# PROBLEM STATEMENT
Transcribe all of the material exactly. Any picture in it should be left out.

# SUPPLIED RECORDS
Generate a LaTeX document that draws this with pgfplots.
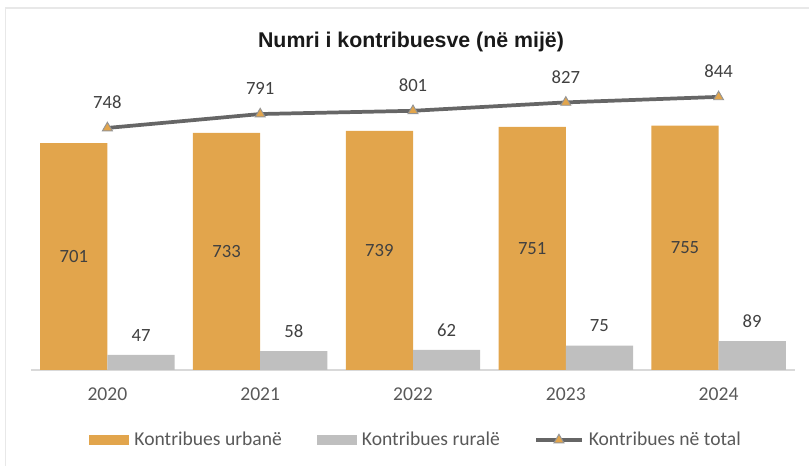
\documentclass[border=0pt]{standalone}
\usepackage{pgfplots}
\pgfplotsset{compat=1.18}
\usepackage{fontspec}
\setmainfont{Carlito}
\newfontfamily\titlefont{Liberation Sans}
\definecolor{myorange}{HTML}{E2A54C}
\definecolor{mygray}{HTML}{BFBFBF}
\definecolor{linegray}{HTML}{666666}
\definecolor{ticktext}{HTML}{595959}
\definecolor{labtext}{HTML}{404040}
\begin{document}
\begin{tikzpicture}[x=1pt,y=1pt]
\useasboundingbox (0,0) rectangle (606.75,349.5);
\draw[gray!18, line width=1.2pt] (4,0) -- (4,343.5) -- (606.75,343.5);
\node[font=\titlefont\bfseries\fontsize{16}{19}\selectfont, text=black!90] at (308.25,318) {Numri i kontribuesve (në mijë)};
\begin{axis}[
  at={(23.25pt,72pt)}, anchor=south west,
  scale only axis, width=573pt, height=232.5pt,
  xmin=-0.5, xmax=4.5, ymin=0, ymax=958,
  clip=false,
  axis x line*=bottom, axis y line=none,
  x axis line style={draw=black!15, line width=1.1pt, -},
  xtick={0,1,2,3,4}, xticklabels={2020,2021,2022,2023,2024},
  xtick style={draw=none},
  ytick=\empty,
  /pgf/number format/assume math mode=true,
  xticklabel style={font=\fontsize{14.7}{17}\selectfont, text=ticktext, inner sep=0pt, anchor=north, yshift=-13.5pt},
  legend style={at={(0.5026,-0.2258)}, anchor=center, draw=none, fill=none,
    legend columns=3, font=\fontsize{14.7}{17}\selectfont, text=ticktext,
    nodes={inner sep=0pt},
    /tikz/every odd column/.append style={column sep=4pt},
    /tikz/every even column/.append style={column sep=26pt}},
]
\addplot[ybar, bar width=0.44, bar shift=-0.22, fill=myorange, draw=none,
  nodes near coords,
  visualization depends on={rawy \as \rawy},
  every node near coord/.append style={anchor=center, inner sep=0pt, text=labtext,
     font=\fontsize{14}{17}\selectfont, xshift=-25.2pt, shift={(axis direction cs:0,-\rawy/2)}},
  legend image code/.code={\fill[myorange] (0pt,-4pt) rectangle (30pt,4pt);}]
  coordinates {(0,701) (1,733) (2,739) (3,751) (4,755)};
\addlegendentry{Kontribues urbanë}
\addplot[ybar, bar width=0.44, bar shift=0.22, fill=mygray, draw=none,
  nodes near coords,
  every node near coord/.append style={anchor=south, inner sep=0pt, text=labtext,
     font=\fontsize{14}{17}\selectfont, xshift=25.2pt, yshift=10pt},
  legend image code/.code={\fill[mygray] (0pt,-4pt) rectangle (30pt,4pt);}]
  coordinates {(0,47) (1,58) (2,62) (3,75) (4,89)};
\addlegendentry{Kontribues ruralë}
\addplot[draw=linegray, line width=2.8pt, mark=triangle*, mark size=4.3pt,
  mark options={fill=myorange, draw=linegray!70, line width=0.7pt},
  nodes near coords,
  every node near coord/.append style={anchor=south, inner sep=0pt, text=labtext,
     font=\fontsize{14}{17}\selectfont, yshift=14pt},
  legend image code/.code={\draw[linegray, line width=2.8pt] (0pt,0pt) -- (34pt,0pt);
    \path plot[mark=triangle*, mark size=4.3pt, mark options={fill=myorange, draw=linegray!70, line width=0.7pt}] coordinates {(17pt,0pt)};}]
  coordinates {(0,748) (1,791) (2,801) (3,827) (4,844)};
\addlegendentry{Kontribues në total}
\end{axis}
\end{tikzpicture}
\end{document}
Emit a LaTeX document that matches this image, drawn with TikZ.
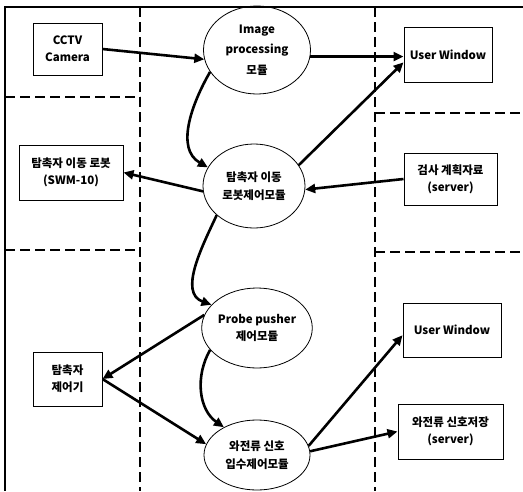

# ANSWER TO THIS EXERCISE
Generate a LaTeX document that draws this with pgfplots.
\documentclass[border=0pt]{standalone}
\usepackage{pgfplots}
\pgfplotsset{compat=1.18}
\usepackage{fontspec}
\setmainfont{Carlito}
\newfontfamily\titlefont{Liberation Sans}
\definecolor{myorange}{HTML}{E2A54C}
\definecolor{mygray}{HTML}{BFBFBF}
\definecolor{linegray}{HTML}{666666}
\definecolor{ticktext}{HTML}{595959}
\definecolor{labtext}{HTML}{404040}
\begin{document}
\begin{tikzpicture}[x=1pt,y=1pt]
\useasboundingbox (0,0) rectangle (606.75,349.5);
\draw[gray!18, line width=1.2pt] (4,0) -- (4,343.5) -- (606.75,343.5);
\node[font=\titlefont\bfseries\fontsize{16}{19}\selectfont, text=black!90] at (308.25,318) {Numri i kontribuesve (në mijë)};
\begin{axis}[
  at={(23.25pt,72pt)}, anchor=south west,
  scale only axis, width=573pt, height=232.5pt,
  xmin=-0.5, xmax=4.5, ymin=0, ymax=958,
  clip=false,
  axis x line*=bottom, axis y line=none,
  x axis line style={draw=black!15, line width=1.1pt, -},
  xtick={0,1,2,3,4}, xticklabels={2020,2021,2022,2023,2024},
  xtick style={draw=none},
  ytick=\empty,
  /pgf/number format/assume math mode=true,
  xticklabel style={font=\fontsize{14.7}{17}\selectfont, text=ticktext, inner sep=0pt, anchor=north, yshift=-13.5pt},
  legend style={at={(0.5026,-0.2258)}, anchor=center, draw=none, fill=none,
    legend columns=3, font=\fontsize{14.7}{17}\selectfont, text=ticktext,
    nodes={inner sep=0pt},
    /tikz/every odd column/.append style={column sep=4pt},
    /tikz/every even column/.append style={column sep=26pt}},
]
\addplot[ybar, bar width=0.44, bar shift=-0.22, fill=myorange, draw=none,
  nodes near coords,
  visualization depends on={rawy \as \rawy},
  every node near coord/.append style={anchor=center, inner sep=0pt, text=labtext,
     font=\fontsize{14}{17}\selectfont, xshift=-25.2pt, shift={(axis direction cs:0,-\rawy/2)}},
  legend image code/.code={\fill[myorange] (0pt,-4pt) rectangle (30pt,4pt);}]
  coordinates {(0,701) (1,733) (2,739) (3,751) (4,755)};
\addlegendentry{Kontribues urbanë}
\addplot[ybar, bar width=0.44, bar shift=0.22, fill=mygray, draw=none,
  nodes near coords,
  every node near coord/.append style={anchor=south, inner sep=0pt, text=labtext,
     font=\fontsize{14}{17}\selectfont, xshift=25.2pt, yshift=10pt},
  legend image code/.code={\fill[mygray] (0pt,-4pt) rectangle (30pt,4pt);}]
  coordinates {(0,47) (1,58) (2,62) (3,75) (4,89)};
\addlegendentry{Kontribues ruralë}
\addplot[draw=linegray, line width=2.8pt, mark=triangle*, mark size=4.3pt,
  mark options={fill=myorange, draw=linegray!70, line width=0.7pt},
  nodes near coords,
  every node near coord/.append style={anchor=south, inner sep=0pt, text=labtext,
     font=\fontsize{14}{17}\selectfont, yshift=14pt},
  legend image code/.code={\draw[linegray, line width=2.8pt] (0pt,0pt) -- (34pt,0pt);
    \path plot[mark=triangle*, mark size=4.3pt, mark options={fill=myorange, draw=linegray!70, line width=0.7pt}] coordinates {(17pt,0pt)};}]
  coordinates {(0,748) (1,791) (2,801) (3,827) (4,844)};
\addlegendentry{Kontribues në total}
\end{axis}
\end{tikzpicture}
\end{document}
Emit a LaTeX document that matches this image, drawn with TikZ.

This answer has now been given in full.